■ **WRITTEN INSTRUCTION**
Your output is the lines from the first one to the one containing "const mcGreen = '#96cc96';", repeated exactly, with images left out.
-- start of DATA --
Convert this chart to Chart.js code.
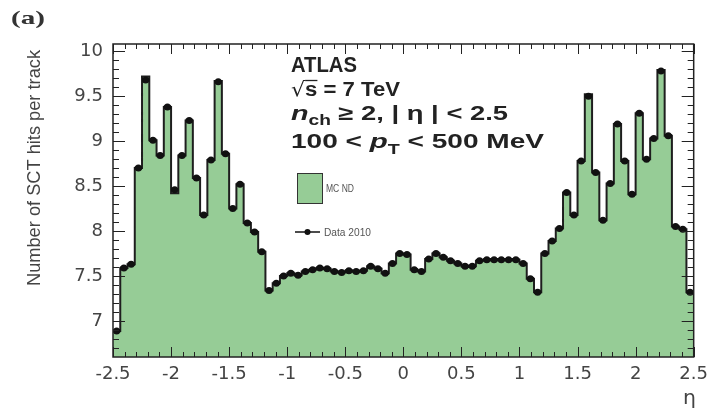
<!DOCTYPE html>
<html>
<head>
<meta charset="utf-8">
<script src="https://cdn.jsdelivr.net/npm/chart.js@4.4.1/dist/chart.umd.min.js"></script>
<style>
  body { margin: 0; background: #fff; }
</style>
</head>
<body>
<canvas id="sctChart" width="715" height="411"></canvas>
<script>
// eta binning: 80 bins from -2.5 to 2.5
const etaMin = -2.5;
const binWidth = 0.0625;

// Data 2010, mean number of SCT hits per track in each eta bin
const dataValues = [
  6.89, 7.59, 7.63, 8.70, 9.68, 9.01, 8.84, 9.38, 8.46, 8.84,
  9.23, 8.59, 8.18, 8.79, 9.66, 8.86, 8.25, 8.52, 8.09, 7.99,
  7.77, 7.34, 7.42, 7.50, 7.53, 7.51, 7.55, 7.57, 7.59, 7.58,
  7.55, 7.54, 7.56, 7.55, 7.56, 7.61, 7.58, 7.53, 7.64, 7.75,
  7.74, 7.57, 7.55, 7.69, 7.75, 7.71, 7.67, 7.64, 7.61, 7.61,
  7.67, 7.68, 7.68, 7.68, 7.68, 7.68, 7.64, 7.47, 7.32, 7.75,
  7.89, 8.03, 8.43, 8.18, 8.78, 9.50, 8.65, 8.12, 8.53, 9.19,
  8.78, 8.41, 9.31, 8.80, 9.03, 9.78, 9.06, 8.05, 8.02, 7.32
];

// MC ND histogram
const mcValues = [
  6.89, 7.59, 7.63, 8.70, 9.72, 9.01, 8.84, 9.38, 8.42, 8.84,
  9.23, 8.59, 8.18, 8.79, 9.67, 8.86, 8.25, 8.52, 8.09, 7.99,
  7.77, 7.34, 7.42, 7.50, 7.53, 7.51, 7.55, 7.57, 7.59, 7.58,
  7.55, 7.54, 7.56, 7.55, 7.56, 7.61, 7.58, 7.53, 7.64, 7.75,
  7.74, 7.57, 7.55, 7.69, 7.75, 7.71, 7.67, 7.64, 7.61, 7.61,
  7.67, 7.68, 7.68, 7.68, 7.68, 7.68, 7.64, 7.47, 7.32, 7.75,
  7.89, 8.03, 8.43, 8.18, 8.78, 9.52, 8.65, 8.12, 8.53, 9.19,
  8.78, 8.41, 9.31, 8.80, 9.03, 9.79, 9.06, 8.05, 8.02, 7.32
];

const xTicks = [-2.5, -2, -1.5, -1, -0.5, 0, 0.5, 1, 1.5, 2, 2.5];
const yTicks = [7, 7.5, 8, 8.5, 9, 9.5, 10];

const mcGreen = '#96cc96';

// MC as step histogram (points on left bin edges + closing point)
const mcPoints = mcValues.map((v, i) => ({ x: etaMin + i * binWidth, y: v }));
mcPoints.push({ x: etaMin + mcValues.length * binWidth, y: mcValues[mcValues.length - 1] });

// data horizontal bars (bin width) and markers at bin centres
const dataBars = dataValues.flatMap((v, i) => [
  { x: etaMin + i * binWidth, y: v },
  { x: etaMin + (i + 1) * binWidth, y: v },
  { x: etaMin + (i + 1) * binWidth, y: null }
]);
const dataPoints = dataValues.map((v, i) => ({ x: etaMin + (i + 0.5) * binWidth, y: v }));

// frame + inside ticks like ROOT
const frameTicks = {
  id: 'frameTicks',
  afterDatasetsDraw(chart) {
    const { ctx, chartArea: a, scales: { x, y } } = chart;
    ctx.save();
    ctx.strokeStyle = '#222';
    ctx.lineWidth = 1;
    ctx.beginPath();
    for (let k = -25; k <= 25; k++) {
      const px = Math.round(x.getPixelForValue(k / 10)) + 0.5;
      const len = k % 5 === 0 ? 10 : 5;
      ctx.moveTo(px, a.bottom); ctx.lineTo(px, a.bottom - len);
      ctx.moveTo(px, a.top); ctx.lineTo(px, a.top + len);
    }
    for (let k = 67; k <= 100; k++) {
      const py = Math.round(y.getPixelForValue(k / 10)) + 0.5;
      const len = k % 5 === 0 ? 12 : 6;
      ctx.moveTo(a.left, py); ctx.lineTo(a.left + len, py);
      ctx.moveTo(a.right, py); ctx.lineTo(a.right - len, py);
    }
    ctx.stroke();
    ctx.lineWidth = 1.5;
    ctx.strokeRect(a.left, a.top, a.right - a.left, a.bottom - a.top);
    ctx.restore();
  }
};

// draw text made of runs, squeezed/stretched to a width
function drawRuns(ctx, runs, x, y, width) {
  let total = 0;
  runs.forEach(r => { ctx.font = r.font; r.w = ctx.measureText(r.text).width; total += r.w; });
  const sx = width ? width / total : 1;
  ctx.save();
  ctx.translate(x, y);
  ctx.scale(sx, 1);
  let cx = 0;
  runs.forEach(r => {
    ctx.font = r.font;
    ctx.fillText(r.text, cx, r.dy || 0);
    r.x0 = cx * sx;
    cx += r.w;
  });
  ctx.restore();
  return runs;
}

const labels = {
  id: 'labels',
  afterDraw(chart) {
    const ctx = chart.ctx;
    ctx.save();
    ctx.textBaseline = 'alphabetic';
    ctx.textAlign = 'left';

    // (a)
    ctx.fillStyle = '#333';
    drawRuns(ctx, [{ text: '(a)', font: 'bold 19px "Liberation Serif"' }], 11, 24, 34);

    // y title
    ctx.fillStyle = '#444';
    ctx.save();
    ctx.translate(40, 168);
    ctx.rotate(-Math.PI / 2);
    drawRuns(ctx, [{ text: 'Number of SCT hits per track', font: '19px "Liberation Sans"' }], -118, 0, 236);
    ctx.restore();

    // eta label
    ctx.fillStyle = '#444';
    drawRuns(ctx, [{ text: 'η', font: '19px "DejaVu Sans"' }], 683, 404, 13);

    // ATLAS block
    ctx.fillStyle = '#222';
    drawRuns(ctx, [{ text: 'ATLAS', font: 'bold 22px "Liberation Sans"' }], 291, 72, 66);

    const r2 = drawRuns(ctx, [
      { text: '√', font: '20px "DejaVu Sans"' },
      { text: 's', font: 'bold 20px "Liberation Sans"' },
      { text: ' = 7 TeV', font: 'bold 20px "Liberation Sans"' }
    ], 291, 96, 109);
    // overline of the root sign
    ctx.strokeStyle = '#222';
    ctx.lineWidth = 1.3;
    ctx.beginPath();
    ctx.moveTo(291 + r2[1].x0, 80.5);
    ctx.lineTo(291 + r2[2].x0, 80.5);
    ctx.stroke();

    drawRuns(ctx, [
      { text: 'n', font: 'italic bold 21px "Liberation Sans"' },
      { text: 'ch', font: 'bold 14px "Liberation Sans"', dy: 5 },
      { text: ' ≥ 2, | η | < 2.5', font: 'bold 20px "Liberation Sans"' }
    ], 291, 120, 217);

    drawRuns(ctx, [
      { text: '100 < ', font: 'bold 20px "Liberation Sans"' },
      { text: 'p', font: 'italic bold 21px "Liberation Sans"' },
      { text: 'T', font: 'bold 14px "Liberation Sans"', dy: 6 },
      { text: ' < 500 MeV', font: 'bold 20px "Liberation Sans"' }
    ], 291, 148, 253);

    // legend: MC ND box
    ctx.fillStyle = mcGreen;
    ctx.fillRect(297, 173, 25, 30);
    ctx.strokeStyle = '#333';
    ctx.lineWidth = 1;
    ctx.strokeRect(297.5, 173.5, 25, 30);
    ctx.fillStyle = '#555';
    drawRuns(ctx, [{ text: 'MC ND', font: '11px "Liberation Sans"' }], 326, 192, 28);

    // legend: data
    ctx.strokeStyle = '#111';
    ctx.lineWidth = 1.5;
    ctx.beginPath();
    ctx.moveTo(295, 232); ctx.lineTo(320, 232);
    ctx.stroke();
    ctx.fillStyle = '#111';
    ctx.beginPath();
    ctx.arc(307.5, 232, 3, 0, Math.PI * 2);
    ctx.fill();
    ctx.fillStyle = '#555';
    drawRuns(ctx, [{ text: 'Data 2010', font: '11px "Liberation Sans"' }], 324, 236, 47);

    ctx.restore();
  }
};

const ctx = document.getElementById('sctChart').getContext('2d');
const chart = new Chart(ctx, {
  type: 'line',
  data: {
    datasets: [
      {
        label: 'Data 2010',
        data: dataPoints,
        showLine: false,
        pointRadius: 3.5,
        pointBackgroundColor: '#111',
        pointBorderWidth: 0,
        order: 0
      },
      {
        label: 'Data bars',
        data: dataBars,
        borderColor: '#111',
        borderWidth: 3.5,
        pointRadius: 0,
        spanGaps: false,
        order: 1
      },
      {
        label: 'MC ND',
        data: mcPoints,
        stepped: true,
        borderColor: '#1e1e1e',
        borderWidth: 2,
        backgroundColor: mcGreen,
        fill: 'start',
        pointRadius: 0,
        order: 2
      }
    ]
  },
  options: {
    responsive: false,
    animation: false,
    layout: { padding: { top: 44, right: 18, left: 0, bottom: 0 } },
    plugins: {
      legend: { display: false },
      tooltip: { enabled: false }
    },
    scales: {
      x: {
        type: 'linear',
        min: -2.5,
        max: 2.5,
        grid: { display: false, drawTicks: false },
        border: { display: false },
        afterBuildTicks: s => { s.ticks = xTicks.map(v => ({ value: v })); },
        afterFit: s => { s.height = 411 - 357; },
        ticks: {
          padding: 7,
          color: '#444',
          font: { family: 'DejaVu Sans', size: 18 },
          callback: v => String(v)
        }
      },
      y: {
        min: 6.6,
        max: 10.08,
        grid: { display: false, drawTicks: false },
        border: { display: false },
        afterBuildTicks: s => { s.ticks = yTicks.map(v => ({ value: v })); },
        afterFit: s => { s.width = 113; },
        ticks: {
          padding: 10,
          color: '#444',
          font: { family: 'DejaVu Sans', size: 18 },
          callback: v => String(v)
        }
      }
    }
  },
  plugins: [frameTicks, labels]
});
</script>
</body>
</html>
-- end of DATA --
■ **SOLUTION TO THIS TASK**
Convert this chart to Chart.js code.
<!DOCTYPE html>
<html>
<head>
<meta charset="utf-8">
<script src="https://cdn.jsdelivr.net/npm/chart.js@4.4.1/dist/chart.umd.min.js"></script>
<style>
  body { margin: 0; background: #fff; }
</style>
</head>
<body>
<canvas id="sctChart" width="715" height="411"></canvas>
<script>
// eta binning: 80 bins from -2.5 to 2.5
const etaMin = -2.5;
const binWidth = 0.0625;

// Data 2010, mean number of SCT hits per track in each eta bin
const dataValues = [
  6.89, 7.59, 7.63, 8.70, 9.68, 9.01, 8.84, 9.38, 8.46, 8.84,
  9.23, 8.59, 8.18, 8.79, 9.66, 8.86, 8.25, 8.52, 8.09, 7.99,
  7.77, 7.34, 7.42, 7.50, 7.53, 7.51, 7.55, 7.57, 7.59, 7.58,
  7.55, 7.54, 7.56, 7.55, 7.56, 7.61, 7.58, 7.53, 7.64, 7.75,
  7.74, 7.57, 7.55, 7.69, 7.75, 7.71, 7.67, 7.64, 7.61, 7.61,
  7.67, 7.68, 7.68, 7.68, 7.68, 7.68, 7.64, 7.47, 7.32, 7.75,
  7.89, 8.03, 8.43, 8.18, 8.78, 9.50, 8.65, 8.12, 8.53, 9.19,
  8.78, 8.41, 9.31, 8.80, 9.03, 9.78, 9.06, 8.05, 8.02, 7.32
];

// MC ND histogram
const mcValues = [
  6.89, 7.59, 7.63, 8.70, 9.72, 9.01, 8.84, 9.38, 8.42, 8.84,
  9.23, 8.59, 8.18, 8.79, 9.67, 8.86, 8.25, 8.52, 8.09, 7.99,
  7.77, 7.34, 7.42, 7.50, 7.53, 7.51, 7.55, 7.57, 7.59, 7.58,
  7.55, 7.54, 7.56, 7.55, 7.56, 7.61, 7.58, 7.53, 7.64, 7.75,
  7.74, 7.57, 7.55, 7.69, 7.75, 7.71, 7.67, 7.64, 7.61, 7.61,
  7.67, 7.68, 7.68, 7.68, 7.68, 7.68, 7.64, 7.47, 7.32, 7.75,
  7.89, 8.03, 8.43, 8.18, 8.78, 9.52, 8.65, 8.12, 8.53, 9.19,
  8.78, 8.41, 9.31, 8.80, 9.03, 9.79, 9.06, 8.05, 8.02, 7.32
];

const xTicks = [-2.5, -2, -1.5, -1, -0.5, 0, 0.5, 1, 1.5, 2, 2.5];
const yTicks = [7, 7.5, 8, 8.5, 9, 9.5, 10];

const mcGreen = '#96cc96';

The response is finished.